StateStats: Disappearing Revenue: February 2010
State general fund revenues in FY 2009 were decimated by the recession. Nearly every state saw FY 2009 collections recede from past levels. In some cases, the drop has marked the low-point in revenue collections for the decade.
The steep drop in FY 2009 revenues has raised questions of when they will return to their peak levels (which was FY 2008 for 41 states). Some states project a return to peak levels as far out as FY 2014 or FY 2015, but for many, a return is not even on the horizon.
Virtually no revenue source has been immune from the effects of the recession. Revenue performance midway through FY 2010 continues to illustrate just how difficult it has been to forecast in the current economic climate. Ten states have lowered their forecast for all major categories and are still seeing collections fail to meet reduced targets.
Twenty-eight states and Puerto Rico reported that personal income tax collections were below the latest estimate, with 13 states failing to meet a reduced target. (Nine states do not levy a broad-based income tax.)

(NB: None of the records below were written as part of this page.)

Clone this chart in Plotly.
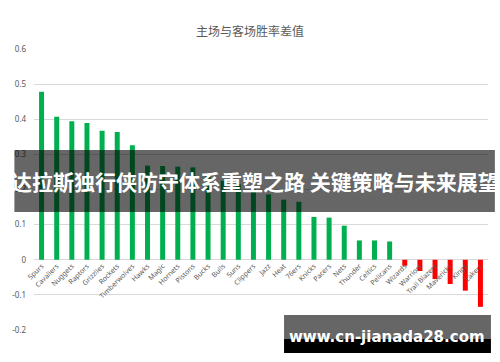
import plotly.graph_objects as go

teams = ["Spurs", "Cavaliers", "Nuggets", "Raptors", "Grizzlies", "Rockets", "Timberwolves",
         "Hawks", "Magic", "Hornets", "Pistons", "Bucks", "Bulls", "Suns", "Clippers", "Jazz",
         "Heat", "76ers", "Knicks", "Pacers", "Nets", "Thunder", "Celtics", "Pelicans",
         "Wizards", "Warriors", "Trail Blazers", "Mavericks", "Kings", "Lakers"]
diff = [0.478, 0.407, 0.394, 0.389, 0.367, 0.364, 0.326,
        0.268, 0.267, 0.265, 0.263, 0.240, 0.225, 0.215, 0.200, 0.186,
        0.171, 0.165, 0.122, 0.120, 0.097, 0.055, 0.055, 0.052,
        -0.017, -0.032, -0.055, -0.069, -0.088, -0.134]
y_ticks = [-0.2, -0.1, 0, 0.1, 0.2, 0.3, 0.4, 0.5, 0.6]
y_tick_text = ["-0.2", "-0.1", "0", "0.1", "0.2", "0.3", "0.4", "0.5", "0.6"]
title_text = "主场与客场胜率差值"
banner_text = "达拉斯独行侠防守体系重塑之路 关键策略与未来展望"
watermark_text = "www.cn-jianada28.com"

W, H = 500, 362
ML, MR, MT, MB = 25, 12, 49, 32
PW, PH = W - ML - MR, H - MT - MB

def px_x(p):
    return (p - ML) / PW

def px_y(p):
    return (H - MB - p) / PH

colors = ["#00B050" if v >= 0 else "#FF0000" for v in diff]

fig = go.Figure(go.Bar(x=teams, y=diff, marker=dict(color=colors, line=dict(width=0)),
                       width=0.33))

fig.update_layout(
    width=W, height=H,
    margin=dict(l=ML, r=MR, t=MT, b=MB),
    paper_bgcolor="white", plot_bgcolor="white",
    showlegend=False,
    title=dict(text=title_text, x=0.5, xanchor="center", y=1 - 32 / H, yanchor="middle",
               font=dict(family="Noto Sans CJK SC", size=12, color="#595959")),
    xaxis=dict(type="category", anchor="free", position=0.25, showgrid=False,
               showline=False, zeroline=False, ticks="", tickangle=-45,
               tickfont=dict(family="Noto Sans", size=7, color="#595959"),
               range=[-0.5, len(teams) - 0.5]),
    yaxis=dict(range=[-0.2, 0.6], tickvals=y_ticks, ticktext=y_tick_text,
               showgrid=True, gridcolor="#D9D9D9", gridwidth=1, zeroline=False,
               showline=False, ticks="", ticklabelstandoff=7,
               tickfont=dict(family="Noto Sans", size=8, color="#595959")),
)

# banner overlay
fig.add_shape(type="rect", xref="paper", yref="paper",
              x0=px_x(5), x1=px_x(495), y0=px_y(212), y1=px_y(150),
              fillcolor="rgba(0,0,0,0.6)", line=dict(width=0), layer="above")
fig.add_annotation(text="<b>" + banner_text + "</b>", xref="paper", yref="paper",
                   x=px_x(250), y=px_y(181), showarrow=False, xanchor="center", yanchor="middle",
                   font=dict(family="Noto Sans CJK SC", size=21, color="white"))

# watermark
fig.add_shape(type="rect", xref="paper", yref="paper",
              x0=px_x(280), x1=px_x(491), y0=px_y(339), y1=px_y(315),
              fillcolor="rgba(0,0,0,0.6)", line=dict(width=0), layer="above")
fig.add_shape(type="rect", xref="paper", yref="paper",
              x0=px_x(280), x1=px_x(491), y0=px_y(353), y1=px_y(339),
              fillcolor="black", line=dict(width=0), layer="above")
fig.add_annotation(text="<b>" + watermark_text + "</b>", xref="paper", yref="paper",
                   x=px_x(385), y=px_y(337), showarrow=False, xanchor="center", yanchor="middle",
                   font=dict(family="DejaVu Sans", size=15, color="white"))

fig.write_html("out.html")
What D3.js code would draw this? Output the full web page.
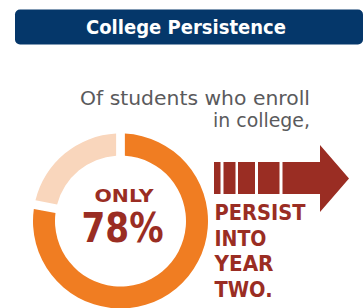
<!DOCTYPE html>
<html>
<head>
<meta charset="utf-8">
<script src="https://cdn.jsdelivr.net/npm/d3@7"></script>
<style>
  body { margin: 0; background: #fff; }
  #chartDiv { width: 364px; height: 308px; }
</style>
</head>
<body>
<div id="chartDiv"></div>
<script>
// data
var categories = ["Persist into year two", "Do not persist"];
var shares = [78, 22];
var sliceColors = ["#f07d22", "#f9d6bc"];
var titleText = "College Persistence";
var introLines = ["Of students who enroll", "in college,"];
var calloutTop = "ONLY";
var calloutValue = shares[0] + "%";
var outcomeLines = ["PERSIST", "INTO", "YEAR", "TWO."];

var width = 364, height = 308;
var navy = "#05376a", red = "#9a2d23", gray = "#5a5a5c";
var font = "'DejaVu Sans', sans-serif";

let svg = d3.select("#chartDiv").append("svg")
    .attr("width", width)
    .attr("height", height);

// title bar
svg.append("rect")
    .attr("x", 15).attr("y", 9.5)
    .attr("width", 348).attr("height", 35)
    .attr("rx", 5)
    .attr("fill", navy);

svg.append("text")
    .attr("x", 186).attr("y", 33.5)
    .attr("text-anchor", "middle")
    .attr("fill", "#fff")
    .style("font-family", font)
    .style("font-weight", "bold")
    .style("font-size", "20px")
    .attr("textLength", 200)
    .attr("lengthAdjust", "spacingAndGlyphs")
    .text(titleText);

// intro text, right aligned
const introWidths = [230, 97];
svg.selectAll(".intro")
    .data(introLines)
    .join("text")
    .attr("class", "intro")
    .attr("x", 310)
    .attr("y", (d, i) => 104.5 + i * 22)
    .attr("text-anchor", "end")
    .attr("fill", gray)
    .style("font-family", font)
    .style("font-size", "19px")
    .attr("textLength", (d, i) => introWidths[i])
    .attr("lengthAdjust", "spacingAndGlyphs")
    .text(d => d);

// donut
const cx = 120.5, cy = 221;
const pie = d3.pie().sort(null).value(d => d.value);
const arc = d3.arc()
    .innerRadius(65.5)
    .outerRadius(87.5)
    .padAngle(0.1)
    .padRadius(87.5);

const pieData = pie(categories.map((c, i) => ({name: c, value: shares[i]})));

svg.append("g")
    .attr("transform", `translate(${cx},${cy})`)
    .selectAll("path")
    .data(pieData)
    .join("path")
    .attr("d", arc)
    .attr("fill", (d, i) => sliceColors[i]);

svg.append("text")
    .attr("x", 124).attr("y", 201.5)
    .attr("text-anchor", "middle")
    .attr("fill", red)
    .style("font-family", font)
    .style("font-weight", "bold")
    .style("font-size", "18.5px")
    .attr("textLength", 59)
    .attr("lengthAdjust", "spacingAndGlyphs")
    .text(calloutTop);

svg.append("text")
    .attr("x", 122.5).attr("y", 241.5)
    .attr("text-anchor", "middle")
    .attr("fill", red)
    .style("font-family", font)
    .style("font-weight", "bold")
    .style("font-size", "41px")
    .attr("textLength", 82)
    .attr("lengthAdjust", "spacingAndGlyphs")
    .text(calloutValue);

// arrow: striped tail, body, head
const tail = [[214, 220.5], [223.5, 235.5], [238, 255], [258, 279.5]];
svg.selectAll(".tail")
    .data(tail)
    .join("rect")
    .attr("class", "tail")
    .attr("x", d => d[0])
    .attr("y", 162)
    .attr("width", d => d[1] - d[0])
    .attr("height", 32)
    .attr("fill", red);

svg.append("path")
    .attr("d", d3.line()([[282.5, 162], [320, 162], [320, 145], [349, 178.5],
                           [320, 212], [320, 194], [282.5, 194]]) + "Z")
    .attr("fill", red);

// outcome text
const outcomeWidths = [91, 52, 59, 58];
svg.selectAll(".outcome")
    .data(outcomeLines)
    .join("text")
    .attr("class", "outcome")
    .attr("x", 214.5)
    .attr("y", (d, i) => 220 + i * 25.6)
    .attr("fill", red)
    .style("font-family", font)
    .style("font-weight", "bold")
    .style("font-size", "20.5px")
    .attr("textLength", (d, i) => outcomeWidths[i])
    .attr("lengthAdjust", "spacingAndGlyphs")
    .text(d => d);
</script>
</body>
</html>
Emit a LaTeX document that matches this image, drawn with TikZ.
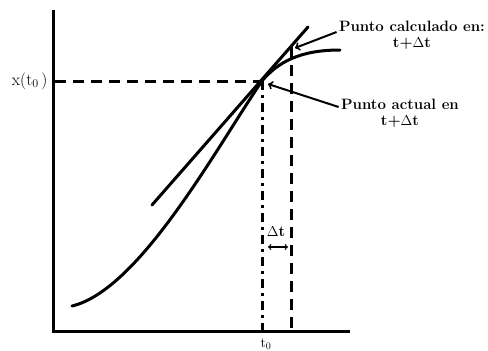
\documentclass[tikz,border=0pt]{standalone}
\usepackage{amsmath}
\begin{document}
\begin{tikzpicture}[x=1pt,y=-1pt,line width=3pt,
    lbl/.style={font=\fontsize{15}{16}\selectfont\bfseries,align=center,inner sep=1pt},
    dsh/.style={dash pattern=on 11pt off 7pt},
    dshdot/.style={dash pattern=on 9pt off 5pt on 3pt off 5pt}]
    \useasboundingbox (0,0) rectangle (488,351);
    % axes
    \coordinate (O) at (53,331);
    \draw (53,10) -- (O) -- (350,331);
    % points on the curve
    \coordinate (p0) at (262,81);
    \coordinate (p1) at (291,47);
    \coordinate (p2) at (291,58);
    \draw[dsh] (55,81) -- (p0);
    \draw[dshdot] (p0) -- (262,331);
    \draw[dsh] (p1) -- (291,331);
    % solution and tangent
    \draw[line cap=round] (72,306) .. controls (140,290) and (218,145) .. (p0)
      .. controls (278,62) and (300,50) .. (340,50);
    \draw[line cap=round] (152,205) -- (308,27);
    % labels
    \node[lbl,anchor=east,font=\fontsize{17}{18}\selectfont] (xt) at (50,81) {x(t$_0$\,)};
    \node[lbl,font=\fontsize{14}{15}\selectfont] (t0) at (266,344) {t$_0$};
    \node[lbl] (calc) at (412,35) {Punto calculado en:\\t+$\Delta$t};
    \node[lbl] (act) at (400,113) {Punto actual en\\t+$\Delta$t};
    \node[lbl] (dt) at (276,232) {$\Delta$t};
    \draw[->,line width=2pt] (calc.west) ++(0,-3) coordinate (c1) (c1) -- ([shift={(4,1)}]p1);
    \draw[->,line width=2pt] (act.west) ++(0,-6) coordinate (a1) (a1) -- ([shift={(6,3)}]p0);
    \draw[<->,line width=1.2pt] (268,247) coordinate (d1) -- (288,247) coordinate (d2);
\end{tikzpicture}
\end{document}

General sales and use taxes fell below the most recent forecast in 37 states and Puerto Rico. (Five states don’t levy a sales tax.) And corporate taxes were below the latest target in 21 states.
History tells us that, even after the U.S. economy recovers, states are in for hard times. Their recovery tends to lag the national recovery as they wait for state employment and wages to grow, consumers to shop and businesses to post profits. This can be a painfully slow process.